TASK INSTRUCTIONS
Find the string "this" in the records. Copy every line it appears in.

(Figure scripts)

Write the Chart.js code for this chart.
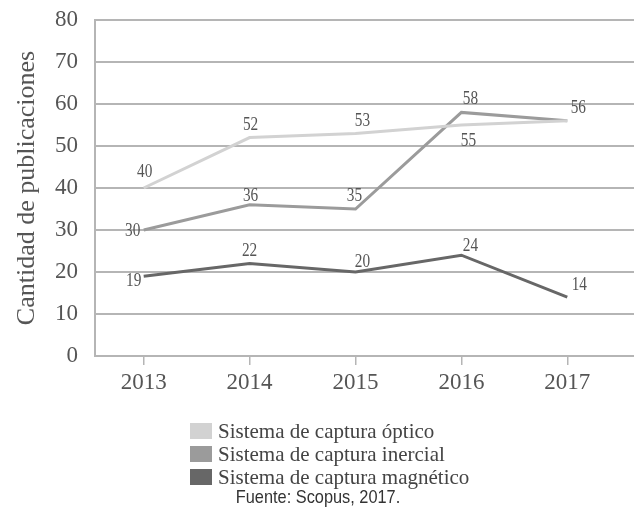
<!DOCTYPE html>
<html>
<head>
<meta charset="utf-8">
<script src="https://cdn.jsdelivr.net/npm/chart.js@4/dist/chart.umd.min.js"></script>
<style>
  html, body { margin: 0; padding: 0; background: #fff; }
  #c { display: block; }
</style>
</head>
<body>
<canvas id="c" width="634" height="516"></canvas>
<script>
// ---- data ----
const years = [2013, 2014, 2015, 2016, 2017];
const optico = [40, 52, 53, 55, 56];
const inercial = [30, 36, 35, 58, 56];
const magnetico = [19, 22, 20, 24, 14];
const seriesNames = ['Sistema de captura óptico', 'Sistema de captura inercial', 'Sistema de captura magnético'];
const yTicks = [0, 10, 20, 30, 40, 50, 60, 70, 80];
const yTitle = 'Cantidad de publicaciones';
const sourceText = 'Fuente: Scopus, 2017.';

// label offsets (style only): [dx, dy] per point, null = no label
const labelOffsets = [
  [[1, -16], [1, -12], [7, -12], [7, 16], null],
  [[-11, 1], [1, -9], [-1, -13], [9, -13], [11, -13]],
  [[-10, 5], [0, -12], [7, -10], [9, -9], [12, -12]]
];

const colors = ['#d2d2d2', '#9b9b9b', '#676767'];
const toPoints = arr => arr.map((v, i) => ({ x: years[i], y: v }));

const labelPlugin = {
  id: 'pointLabels',
  afterDatasetsDraw(chart) {
    const ctx = chart.ctx;
    chart.data.datasets.forEach((ds, di) => {
      const meta = chart.getDatasetMeta(di);
      meta.data.forEach((pt, i) => {
        const off = labelOffsets[di][i];
        if (!off) return;
        ctx.save();
        ctx.translate(pt.x + off[0], pt.y + off[1]);
        ctx.scale(0.85, 1);
        ctx.font = '18px "Liberation Serif", "Times New Roman", serif';
        ctx.fillStyle = '#555';
        ctx.textAlign = 'center';
        ctx.textBaseline = 'middle';
        ctx.fillText(String(ds.data[i].y), 0, 0);
        ctx.restore();
      });
    });
  },
  afterDraw(chart) {
    const ctx = chart.ctx;
    ctx.save();
    chart.data.datasets.forEach((ds, di) => {
      const top = 423 + di * 23;
      ctx.fillStyle = colors[di];
      ctx.fillRect(190, top, 22, 16);
      ctx.font = '21px "Liberation Serif", "Times New Roman", serif';
      ctx.fillStyle = '#444';
      ctx.textAlign = 'left';
      ctx.textBaseline = 'middle';
      ctx.fillText(ds.label, 218, top + 9);
    });
    ctx.translate(318, 498);
    ctx.scale(0.86, 1);
    ctx.font = '19px "Liberation Sans Narrow", "Arial Narrow", "Liberation Sans", sans-serif';
    ctx.fillStyle = '#333';
    ctx.textAlign = 'center';
    ctx.textBaseline = 'middle';
    ctx.fillText(sourceText, 0, 0);
    ctx.restore();
  }
};

new Chart(document.getElementById('c'), {
  type: 'line',
  data: {
    datasets: [
      { label: seriesNames[0], data: toPoints(optico), borderColor: colors[0], backgroundColor: colors[0] },
      { label: seriesNames[1], data: toPoints(inercial), borderColor: colors[1], backgroundColor: colors[1] },
      { label: seriesNames[2], data: toPoints(magnetico), borderColor: colors[2], backgroundColor: colors[2] }
    ]
  },
  options: {
    responsive: false,
    animation: false,
    layout: { padding: { top: 20, right: 0, bottom: 0, left: 0 } },
    elements: {
      line: { borderWidth: 3, tension: 0 },
      point: { radius: 0 }
    },
    plugins: { legend: { display: false }, tooltip: { enabled: false } },
    scales: {
      x: {
        type: 'linear',
        min: 2012.54,
        max: 2017.63,
        afterBuildTicks: s => { s.ticks = years.map(v => ({ value: v })); },
        afterFit: s => { s.height = 160; s.paddingRight = 0; s.paddingLeft = 0; },
        ticks: {
          includeBounds: false,
          callback: v => String(v),
          font: { family: '"Liberation Serif", "Times New Roman", serif', size: 23 },
          color: '#555',
          padding: 4,
          maxRotation: 0
        },
        grid: { drawOnChartArea: false, drawTicks: true, tickLength: 9, color: '#b5b5b5', lineWidth: 1.5 },
        border: { display: true, color: '#b5b5b5', width: 2 }
      },
      y: {
        min: 0,
        max: 80,
        afterBuildTicks: s => { s.ticks = yTicks.map(v => ({ value: v })); },
        afterFit: s => { s.width = 95; s.paddingTop = 0; s.paddingBottom = 0; },
        ticks: {
          font: { family: '"Liberation Serif", "Times New Roman", serif', size: 23 },
          color: '#555',
          padding: 17
        },
        grid: { drawTicks: false, color: '#b5b5b5', lineWidth: 2 },
        border: { display: true, color: '#b5b5b5', width: 2 },
        title: {
          display: true,
          text: yTitle,
          font: { family: '"Liberation Serif", "Times New Roman", serif', size: 26 },
          color: '#555',
          padding: { top: 12, bottom: 0 }
        }
      }
    }
  },
  plugins: [labelPlugin]
});
</script>
</body>
</html>
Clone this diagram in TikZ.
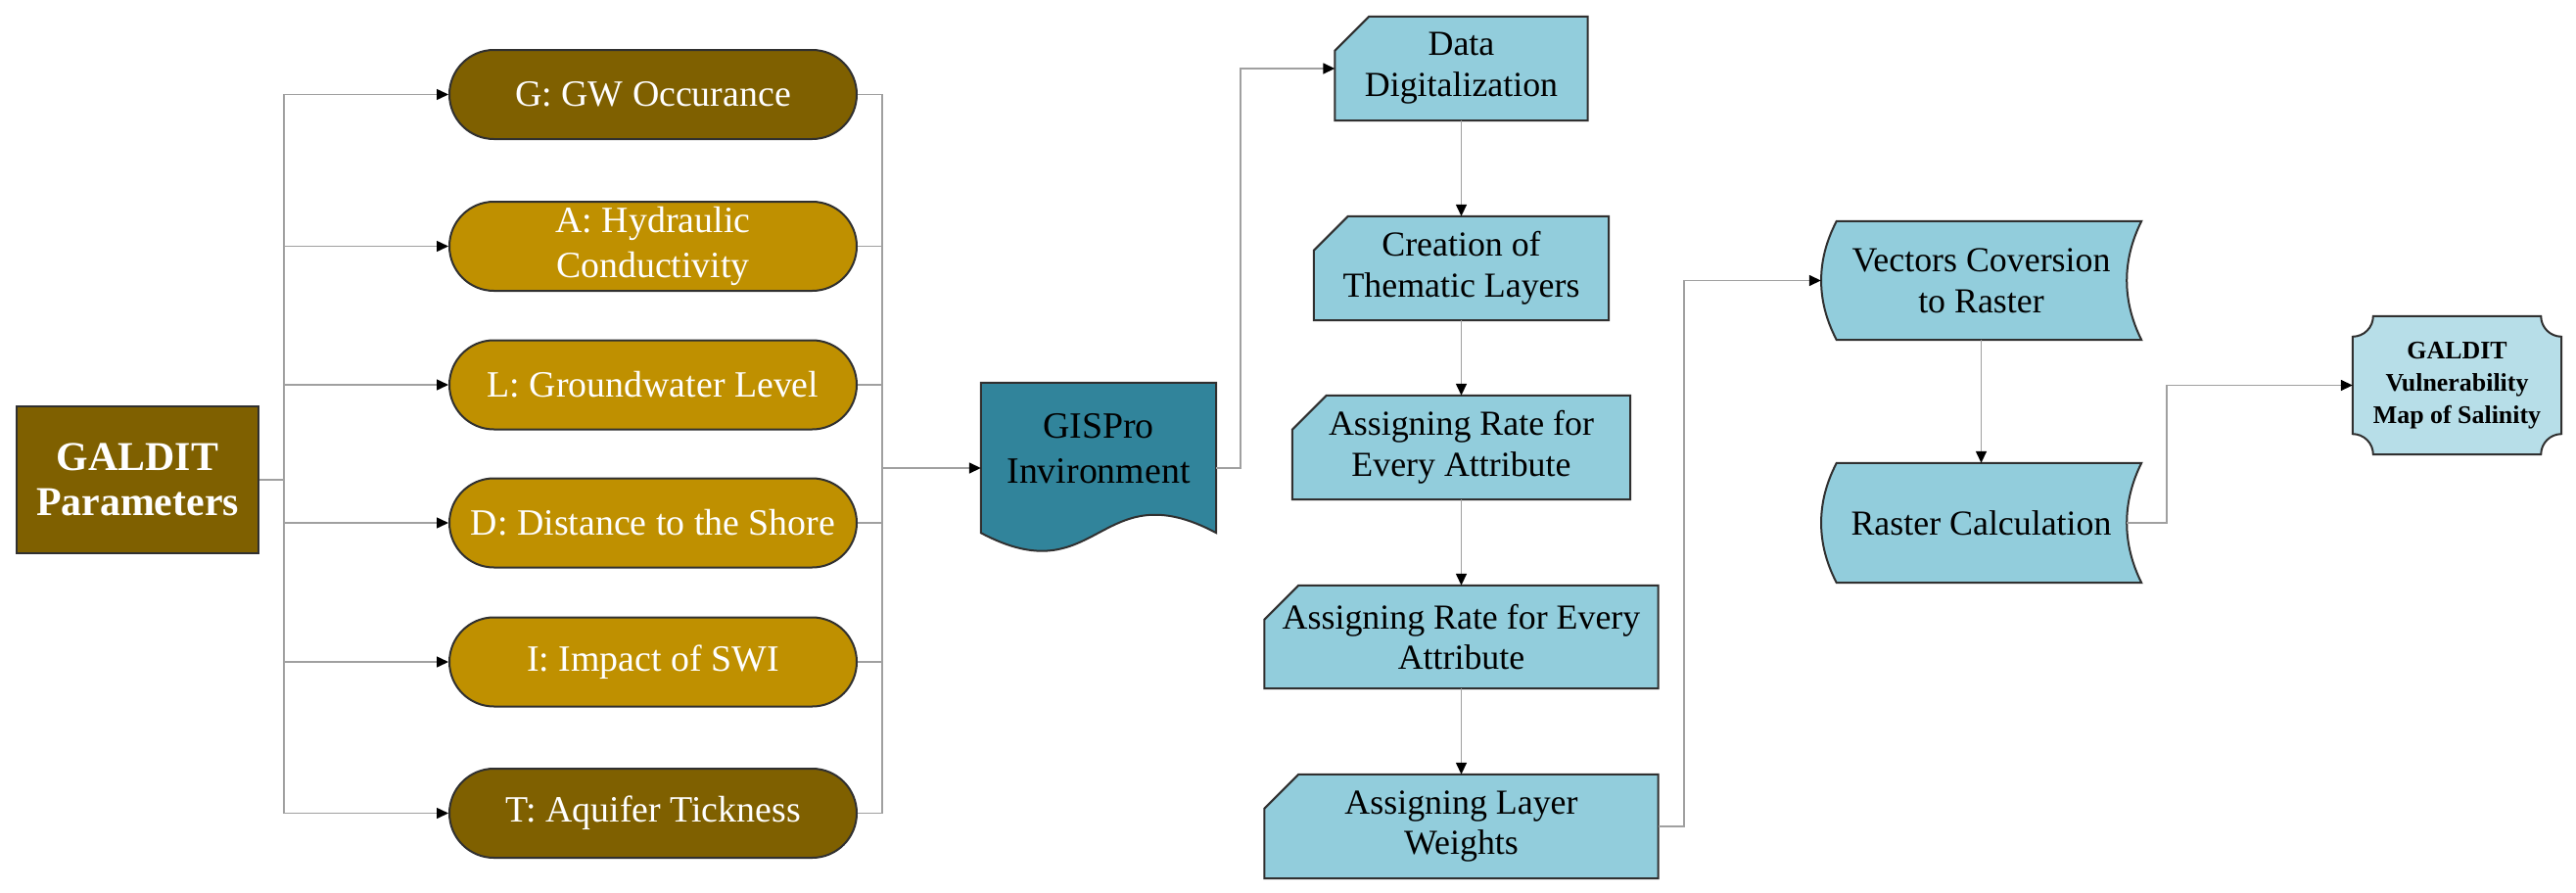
\documentclass[tikz,border=0pt]{standalone}
\usepackage{fontspec}
\setmainfont{LiberationSerif}[Extension=.ttf,UprightFont=*-Regular,BoldFont=*-Bold,ItalicFont=*-Italic,BoldItalicFont=*-BoldItalic]
\usetikzlibrary{arrows.meta}
\pgfdeclarelayer{bg}
\pgfsetlayers{bg,main}
\definecolor{dbrown}{HTML}{7F6000}
\definecolor{gold}{HTML}{BF9000}
\definecolor{lblue}{HTML}{92CDDC}
\definecolor{tealbox}{HTML}{31849B}
\definecolor{pblue}{HTML}{B7DEE8}
\definecolor{lgray}{HTML}{A0A0A0}
\definecolor{edgec}{HTML}{303030}
\newcommand\chamf[1]{\path[outline, fill=lblue] ([yshift=-35bp]#1.north west) -- ([xshift=35bp]#1.north west) -- (#1.north east) -- (#1.south east) -- (#1.south west) -- cycle;}
\newcommand\stored[1]{\path[outline, fill=lblue] ([xshift=16bp]#1.north west) -- (#1.north east) .. controls ([xshift=-20bp,yshift=-40bp]#1.north east) and ([xshift=-20bp,yshift=40bp]#1.south east) .. (#1.south east) -- ([xshift=16bp]#1.south west) .. controls ([xshift=-5bp,yshift=40bp]#1.south west) and ([xshift=-5bp,yshift=-40bp]#1.north west) .. cycle;}
\begin{document}
\begin{tikzpicture}[x=1bp,y=-1bp,
  every node/.style={font=\rmfamily},
  pill/.style={rectangle, rounded corners=45.5bp, draw=edgec, line width=2bp, minimum width=416bp, minimum height=91bp, inner sep=0pt, align=center, text=white, font=\rmfamily\fontsize{38}{47}\selectfont},
  darkpill/.style={pill, fill=dbrown},
  goldpill/.style={pill, fill=gold},
  proc/.style={inner sep=0pt, align=center, font=\rmfamily\fontsize{36}{42}\selectfont, minimum height=106bp},
  outline/.style={draw=edgec, line width=2bp},
  conn/.style={draw=lgray, line width=1.5bp},
  arr/.style={conn, -{Triangle[length=12bp,width=11bp,color=black]}},
]
\useasboundingbox (0,0) rectangle (2631,911);

% left part
\node[rectangle, draw=edgec, line width=2bp, fill=dbrown, minimum width=247bp, minimum height=150bp, inner sep=0pt, text=white, align=center, font=\rmfamily\bfseries\fontsize{42}{46}\selectfont] (gp) at (140.5,490) {GALDIT\\Parameters};

\node[darkpill] (G) at (667,96.5) {G: GW Occurance};
\node[goldpill] (A) at (667,251.5) {A: Hydraulic\\Conductivity};
\node[goldpill] (L) at (667,393) {L: Groundwater Level};
\node[goldpill] (D) at (667,534) {D: Distance to the Shore};
\node[goldpill] (I) at (667,676) {I: Impact of SWI};
\node[darkpill] (T) at (667,830.5) {T: Aquifer Tickness};

% GISPro
\node[minimum width=240bp, minimum height=174bp, inner sep=0pt] (gis) at (1122,478) {};
\node[align=center, inner sep=0pt, font=\rmfamily\fontsize{38}{46}\selectfont] (gistext) at (1122,458) {GISPro\\Invironment};

% process column
\node[proc, minimum width=258bp] (dd) at (1492.5,70) {Data\\Digitalization};
\node[proc, minimum width=301bp] (ct) at (1492.5,274) {Creation of\\Thematic Layers};
\node[proc, minimum width=345bp] (ar1) at (1492.5,457) {Assigning Rate for\\Every Attribute};
\node[proc, minimum width=402bp, minimum height=105bp] (ar2) at (1492.5,650.5) {Assigning Rate for Every\\Attribute};
\node[proc, minimum width=402bp] (lw) at (1492.5,844) {Assigning Layer\\Weights};

% stored data
\node[proc, minimum width=327bp, minimum height=121bp] (vc) at (2023.5,286.5) {Vectors Coversion\\to Raster};
\node[proc, minimum width=327bp, minimum height=122bp] (rc) at (2023.5,534) {Raster Calculation};

% final
\node[inner sep=0pt, minimum width=213bp, minimum height=141bp, align=center, font=\rmfamily\bfseries\fontsize{26}{33}\selectfont] (fin) at (2509.5,393.5) {GALDIT\\Vulnerability\\Map of Salinity};

\begin{pgfonlayer}{bg}
  \fill[white] (0,0) rectangle (2631,911);
  \chamf{dd}
  \chamf{ct}
  \chamf{ar1}
  \chamf{ar2}
  \chamf{lw}
  \stored{vc}
  \stored{rc}
  \path[outline, fill=tealbox] (gis.north west) -- (gis.north east) -- ([yshift=21bp]gis.south east)
    .. controls ([yshift=85bp]gis.south) and ([yshift=-43bp]gis.south) .. ([yshift=21bp]gis.south west) -- cycle;
  \path[outline, fill=pblue] ([xshift=21bp]fin.north west) -- ([xshift=-21bp]fin.north east)
    .. controls ([xshift=-21bp,yshift=-11.6bp]fin.north east) and ([xshift=-11.6bp,yshift=-21bp]fin.north east) .. ([yshift=-21bp]fin.north east)
    -- ([yshift=21bp]fin.south east)
    .. controls ([xshift=-11.6bp,yshift=21bp]fin.south east) and ([xshift=-21bp,yshift=11.6bp]fin.south east) .. ([xshift=-21bp]fin.south east)
    -- ([xshift=21bp]fin.south west)
    .. controls ([xshift=21bp,yshift=11.6bp]fin.south west) and ([xshift=11.6bp,yshift=21bp]fin.south west) .. ([yshift=21bp]fin.south west)
    -- ([yshift=-21bp]fin.north west)
    .. controls ([xshift=11.6bp,yshift=-21bp]fin.north west) and ([xshift=21bp,yshift=-11.6bp]fin.north west) .. cycle;
\end{pgfonlayer}

% connectors
\coordinate (lt) at (290,490);
\coordinate (rt) at (901,478);
\coordinate (gx) at (1267,478);
\coordinate (lx) at (1720,844);
\coordinate (rx) at (2213,534);

\foreach \n in {G,A,L,D,I,T} {\draw[arr] (gp.east) -- (lt) |- (\n.west);}
\foreach \n in {G,A,L,D,I,T} {\draw[conn] (\n.east) -| (rt);}
\draw[arr] (rt) -- (gis.west);
\draw[arr] (gis.east) -- (gx) |- (dd.west);
\draw[arr] (dd.south) -- (ct.north);
\draw[arr] (ct.south) -- (ar1.north);
\draw[arr] (ar1.south) -- (ar2.north);
\draw[arr] (ar2.south) -- (lw.north);
\draw[arr] (lw.east) -- (lx) |- (vc.west);
\draw[arr] (vc.south) -- (rc.north);
\draw[arr] ([xshift=-15bp]rc.east) -- (rx) |- (fin.west);
\end{tikzpicture}
\end{document}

TASK ANSWER
Write the Chart.js code for this chart.
Clone this diagram in TikZ.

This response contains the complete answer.